Forests need good soil to sequester more carbon

Forests need good soil to sequester more carbon
mongabay.com
December 13, 2006

Soil nutrition is key to helping forests absorb more carbon under elevated CO2 conditions according to new research by scientists with the USDA Forest Service and Duke University.


“The researchers found that trees can only increase wood growth from elevated CO2 if there is enough leaf area to support that growth,” reported the Southern Research Station of the USDA Forest Service in a statement. “Leaf area, in turn, is limited by soil nutrition; without adequate soil nutrition, trees respond to elevated CO2 by transferring carbon below ground, then recycling it back to the atmospheric through respiration.”


Aerial view of free-air carbon dioxide enrichment (FACE) rings at Duke Forest, Durham, NC. Credit: Will Owens.

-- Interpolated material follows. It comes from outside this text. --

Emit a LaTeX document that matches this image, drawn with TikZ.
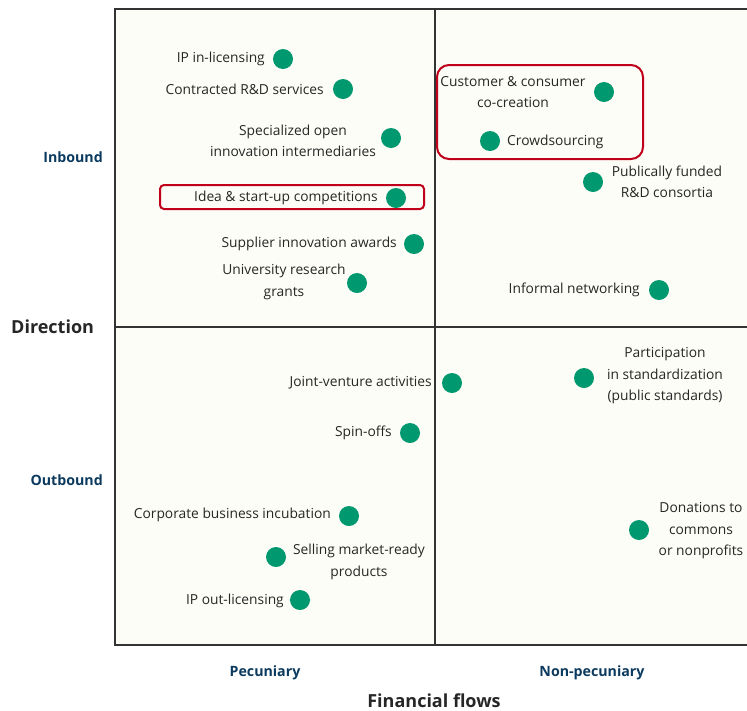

“With sufficient soil nutrition, forests increase their ability to tie up, or sequester carbon in woody biomass under increasing atmospheric CO2 concentrations,” said Kurt Johnsen, SRS researcher involved in the project. “With lower soil nutrition, forests still sequester carbon, but cannot take full advantage increasing CO2 levels. Due to land use history, many forests are deficient in soil nutrition, but forest management — including fertilizing with nitrogen — can greatly increase growth rate and wood growth responses to elevated atmospheric CO2.”



The results, published in two papers in The Proceedings of the National Academy of Science (PNAS), will help researchers better understand how trees respond to increasing atmospheric concentrations of carbon dioxide. Atmospheric carbon dioxide levels are presently at their highest levels in at least 650,000 years.

“Forests play a critical part in sequestering carbon, and may play a role in mitigating the elevated levels of carbon dioxide associated with climate change,” says Johnsen. “To predict how much forests can sequester, we need accurate ways to predict what happens to carbon within forest systems and how this partitioning is affected by environmental conditions.”

This article is based on a news release from the USDA Forest Service.